# REQUIRED TASK
Pull out every line containing the string "with".

(Data entries)

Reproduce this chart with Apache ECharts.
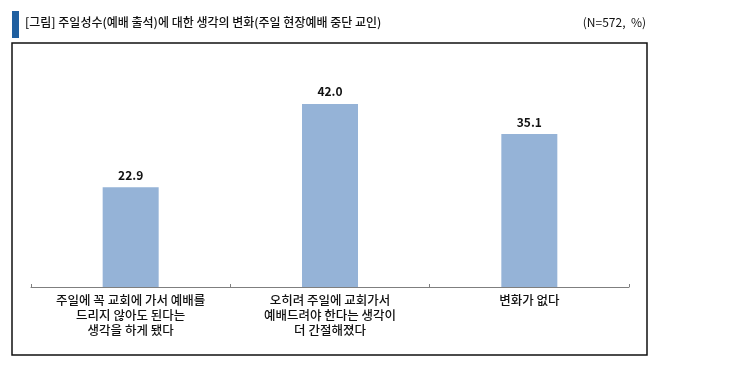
<!DOCTYPE html>
<html><head><meta charset="utf-8">
<script src="https://cdn.jsdelivr.net/npm/echarts@6/dist/echarts.min.js"></script>
<style>html,body{margin:0;padding:0;background:#fff}#c{width:730px;height:368px}</style>
</head><body><div id="c"></div>
<script>
const titleText = '[그림] 주일성수(예배 출석)에 대한 생각의 변화(주일 현장예배 중단 교인)';
const noteText = '(N=572,  %)';
const categories = [
  '주일에 꼭 교회에 가서 예배를\n드리지 않아도 된다는\n생각을 하게 됐다',
  '오히려 주일에 교회가서\n예배드려야 한다는 생각이\n더 간절해졌다',
  '변화가 없다'
];
const values = [22.9, 42.0, 35.1];

const FONT = '"Noto Sans CJK KR", "Noto Sans", sans-serif';
const chart = echarts.init(document.getElementById('c'));
chart.setOption({
  animation: false,
  backgroundColor: '#fff',
  graphic: [
    {type: 'rect', shape: {x: 12, y: 11, width: 7, height: 27}, style: {fill: '#1F5FA0'}},
    {type: 'text', left: 25, top: 16, style: {text: titleText, font: '500 12px ' + FONT, fill: '#111'}},
    {type: 'text', right: 84, top: 16, style: {text: noteText, font: '12px ' + FONT, fill: '#111'}},
    {type: 'rect', shape: {x: 12, y: 43, width: 635, height: 312}, style: {fill: 'none', stroke: '#111', lineWidth: 1.5}}
  ],
  grid: {left: 31, right: 101, top: 69, bottom: 81},
  xAxis: {
    type: 'category',
    data: categories,
    boundaryGap: true,
    axisLine: {lineStyle: {color: '#7f7f7f', width: 1}},
    axisTick: {show: true, length: 3, inside: true, lineStyle: {color: '#7f7f7f'}},
    axisLabel: {interval: 0, margin: 6, fontFamily: FONT, fontSize: 12.5, fontWeight: 500, color: '#111', lineHeight: 15, align: 'center'}
  },
  yAxis: {type: 'value', min: 0, max: 50, show: false, splitLine: {show: false}},
  series: [{
    type: 'bar',
    data: values,
    barWidth: 56,
    itemStyle: {color: '#95B3D7'},
    label: {show: true, position: 'top', distance: 6, formatter: p => p.value.toFixed(1), fontFamily: FONT, fontSize: 12, fontWeight: 'bold', color: '#111'}
  }]
});
</script></body></html>
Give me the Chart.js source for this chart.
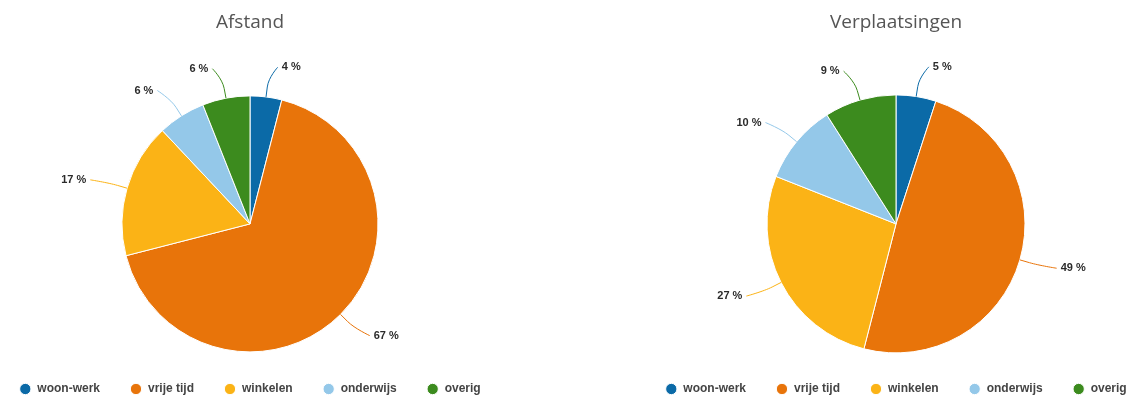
<!DOCTYPE html>
<html>
<head>
<meta charset="utf-8">
<script src="https://cdn.jsdelivr.net/npm/chart.js@4"></script>
<style>
    body {
        margin: 0;
        width: 1137px;
        height: 398px;
        overflow: hidden;
        position: relative;
        background: #fff;
    }
    .pane {
        position: absolute;
        top: 0;
        width: 568px;
        height: 405px;
    }
</style>
</head>
<body>
<div class="pane" style="left:-34px"><canvas id="afstandChart"></canvas></div>
<div class="pane" style="left:612px"><canvas id="verplaatsingenChart"></canvas></div>

<script>
// Motieven (aandeel in %)
const categories = ['woon-werk', 'vrije tijd', 'winkelen', 'onderwijs', 'overig'];
const afstand = [4, 67, 17, 6, 6];
const verplaatsingen = [5, 49, 27, 10, 9];

const sliceColors = ['#0b6aa7', '#e8740a', '#fbb316', '#94c8e9', '#3c8b1e'];

// Labels outside the pie with a soft curved connector
const outsideLabels = {
    id: 'outsideLabels',
    afterDatasetsDraw(chart) {
        const ctx = chart.ctx;
        const meta = chart.getDatasetMeta(0);
        const values = chart.data.datasets[0].data;
        ctx.save();
        ctx.font = 'bold 11px "Liberation Sans", Arial, sans-serif';
        ctx.textBaseline = 'middle';
        meta.data.forEach((arc, i) => {
            const mid = (arc.startAngle + arc.endAngle) / 2;
            const r = arc.outerRadius;
            const R = r + 30;
            const cos = Math.cos(mid), sin = Math.sin(mid);
            const side = cos >= 0 ? 1 : -1;
            const y = arc.y + R * sin;
            const lx = arc.x + R * cos + side * 8;

            const ex = arc.x + r * cos, ey = arc.y + r * sin;
            const bx = arc.x + (r + 10) * cos, by = arc.y + (r + 10) * sin;

            ctx.strokeStyle = sliceColors[i];
            ctx.lineWidth = 1;
            ctx.beginPath();
            ctx.moveTo(lx, y);
            ctx.bezierCurveTo(lx, y, 2 * bx - ex, 2 * by - ey, bx, by);
            ctx.lineTo(ex, ey);
            ctx.stroke();

            ctx.fillStyle = '#2b2b2b';
            ctx.textAlign = side > 0 ? 'left' : 'right';
            ctx.fillText(values[i] + ' %', lx + side * 4, y);
        });
        ctx.restore();
    }
};

function makePie(id, title, values, radius) {
    new Chart(document.getElementById(id), {
        type: 'pie',
        data: {
            labels: categories,
            datasets: [{
                data: values,
                backgroundColor: sliceColors,
                borderColor: '#fff',
                borderWidth: 1,
                radius: radius
            }]
        },
        options: {
            responsive: true,
            maintainAspectRatio: false,
            animation: false,
            plugins: {
                title: {
                    display: true,
                    text: title,
                    color: '#555',
                    font: { family: '"Open Sans", sans-serif', size: 19, weight: 'normal' },
                    padding: { top: 11, bottom: 61 }
                },
                legend: {
                    position: 'bottom',
                    labels: {
                        usePointStyle: true,
                        pointStyle: 'circle',
                        boxWidth: 24,
                        boxHeight: 8,
                        padding: 30,
                        color: '#444',
                        font: { family: '"Liberation Sans", Arial, sans-serif', size: 12, weight: 'bold' }
                    }
                },
                tooltip: { enabled: false }
            }
        },
        plugins: [outsideLabels]
    });
}

makePie('afstandChart', 'Afstand', afstand, 128);
makePie('verplaatsingenChart', 'Verplaatsingen', verplaatsingen, 129);
</script>
</body>
</html>
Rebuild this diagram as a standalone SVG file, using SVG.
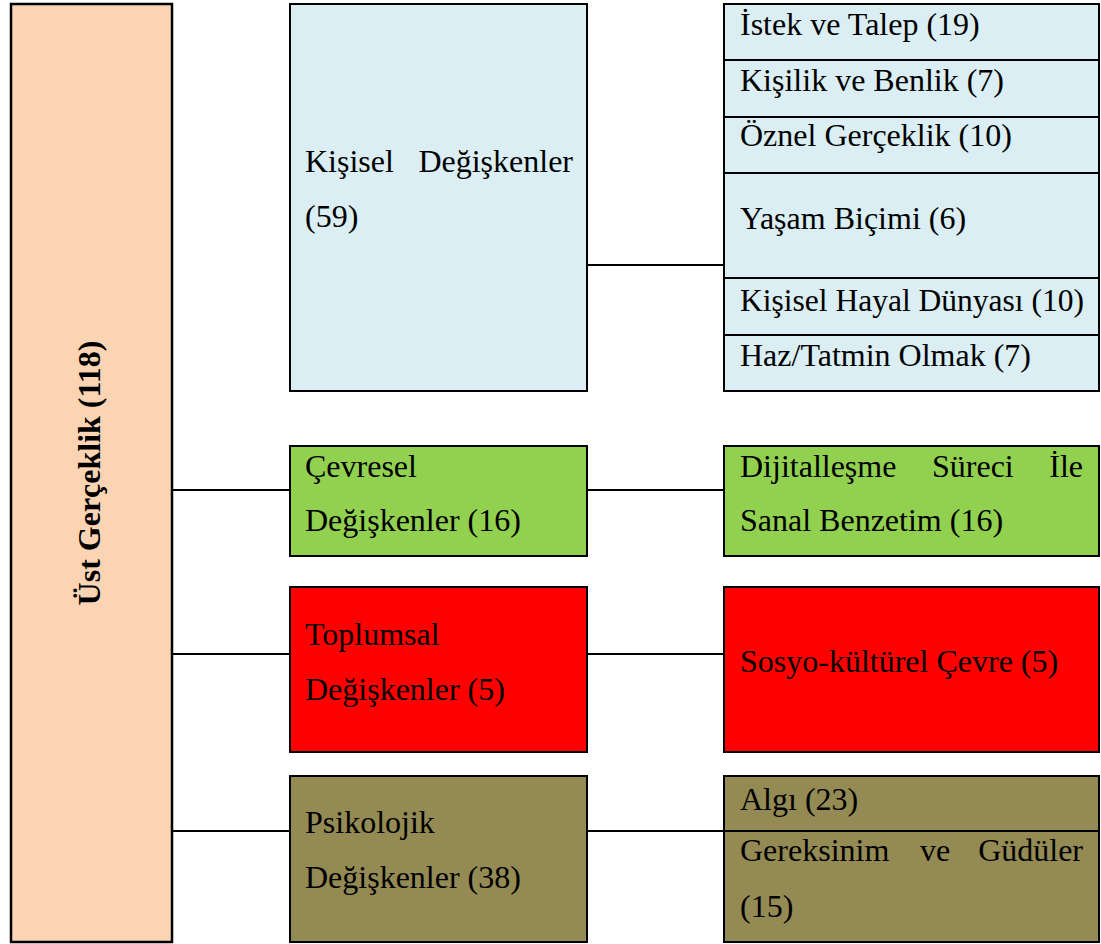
<svg xmlns="http://www.w3.org/2000/svg" width="1101" height="944" viewBox="0 0 1101 944">
  <style>
    .box { stroke: #000; stroke-width: 2; }
    .root { fill: #FBD4B4; stroke: #000; stroke-width: 2.5; }
    .blue { fill: #DAEEF3; }
    .green { fill: #92D050; }
    .red { fill: #FF0000; }
    .olive { fill: #948A54; }
    .t { font-family: "Liberation Serif", "Times New Roman", serif; font-size: 32px; fill: #000; }
    .tb { font-family: "Liberation Serif", "Times New Roman", serif; font-size: 32px; font-weight: bold; fill: #000; }
    .conn line { stroke: #000; stroke-width: 2; }
  </style>
  <rect width="1101" height="944" fill="#fff"/>

  <!-- connectors -->
  <g id="connectors" class="conn">
    <line x1="172" y1="490" x2="290" y2="490"/>
    <line x1="172" y1="654" x2="290" y2="654"/>
    <line x1="172" y1="831" x2="290" y2="831"/>
    <line x1="587" y1="265" x2="724" y2="265"/>
    <line x1="587" y1="490" x2="724" y2="490"/>
    <line x1="587" y1="654" x2="724" y2="654"/>
    <line x1="587" y1="831" x2="724" y2="831"/>
  </g>

  <!-- root -->
  <g id="ust-gerceklik">
    <rect class="root" x="11" y="4" width="161" height="938"/>
    <text class="tb" transform="translate(100 473) rotate(-90)" text-anchor="middle">Üst Gerçeklik (118)</text>
  </g>

  <!-- second level -->
  <g id="kisisel">
    <rect class="box blue" x="290" y="4" width="297" height="387"/>
    <text class="t" x="305" y="172">Kişisel</text>
    <text class="t" x="573" y="172" text-anchor="end">Değişkenler</text>
    <text class="t" x="305" y="227">(59)</text>
  </g>
  <g id="cevresel">
    <rect class="box green" x="290" y="446" width="297" height="110"/>
    <text class="t" x="305" y="477">Çevresel</text>
    <text class="t" x="305" y="531">Değişkenler (16)</text>
  </g>
  <g id="toplumsal">
    <rect class="box red" x="290" y="587" width="297" height="165"/>
    <text class="t" x="305" y="645">Toplumsal</text>
    <text class="t" x="305" y="700">Değişkenler (5)</text>
  </g>
  <g id="psikolojik">
    <rect class="box olive" x="290" y="776" width="297" height="166"/>
    <text class="t" x="305" y="833">Psikolojik</text>
    <text class="t" x="305" y="888">Değişkenler (38)</text>
  </g>

  <!-- third level -->
  <g id="kisisel-alt">
    <rect class="box blue" x="724" y="4" width="375" height="387"/>
    <line class="box" x1="724" y1="60" x2="1099" y2="60"/>
    <line class="box" x1="724" y1="117" x2="1099" y2="117"/>
    <line class="box" x1="724" y1="173" x2="1099" y2="173"/>
    <line class="box" x1="724" y1="278" x2="1099" y2="278"/>
    <line class="box" x1="724" y1="335" x2="1099" y2="335"/>
    <text class="t" x="740" y="35">İstek ve Talep (19)</text>
    <text class="t" x="740" y="91">Kişilik ve Benlik (7)</text>
    <text class="t" x="740" y="146">Öznel Gerçeklik (10)</text>
    <text class="t" x="740" y="229">Yaşam Biçimi (6)</text>
    <text class="t" x="740" y="311" textLength="344" lengthAdjust="spacingAndGlyphs">Kişisel Hayal Dünyası (10)</text>
    <text class="t" x="740" y="366">Haz/Tatmin Olmak (7)</text>
  </g>
  <g id="dijital">
    <rect class="box green" x="724" y="446" width="375" height="110"/>
    <text class="t" x="740" y="477">Dijitalleşme</text>
    <text class="t" x="932" y="477">Süreci</text>
    <text class="t" x="1083" y="477" text-anchor="end">İle</text>
    <text class="t" x="740" y="531">Sanal Benzetim (16)</text>
  </g>
  <g id="sosyo">
    <rect class="box red" x="724" y="587" width="375" height="165"/>
    <text class="t" x="740" y="672">Sosyo-kültürel Çevre (5)</text>
  </g>
  <g id="psikolojik-alt">
    <rect class="box olive" x="724" y="776" width="375" height="166"/>
    <line class="box" x1="724" y1="831" x2="1099" y2="831"/>
    <text class="t" x="740" y="810">Algı (23)</text>
    <text class="t" x="740" y="861">Gereksinim</text>
    <text class="t" x="920" y="861">ve</text>
    <text class="t" x="1083" y="861" text-anchor="end">Güdüler</text>
    <text class="t" x="740" y="917">(15)</text>
  </g>
</svg>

# REPLY TO THE EXERCISE
Reproduce this chart with Apache ECharts.
// Labels outside the pie with a soft curved connector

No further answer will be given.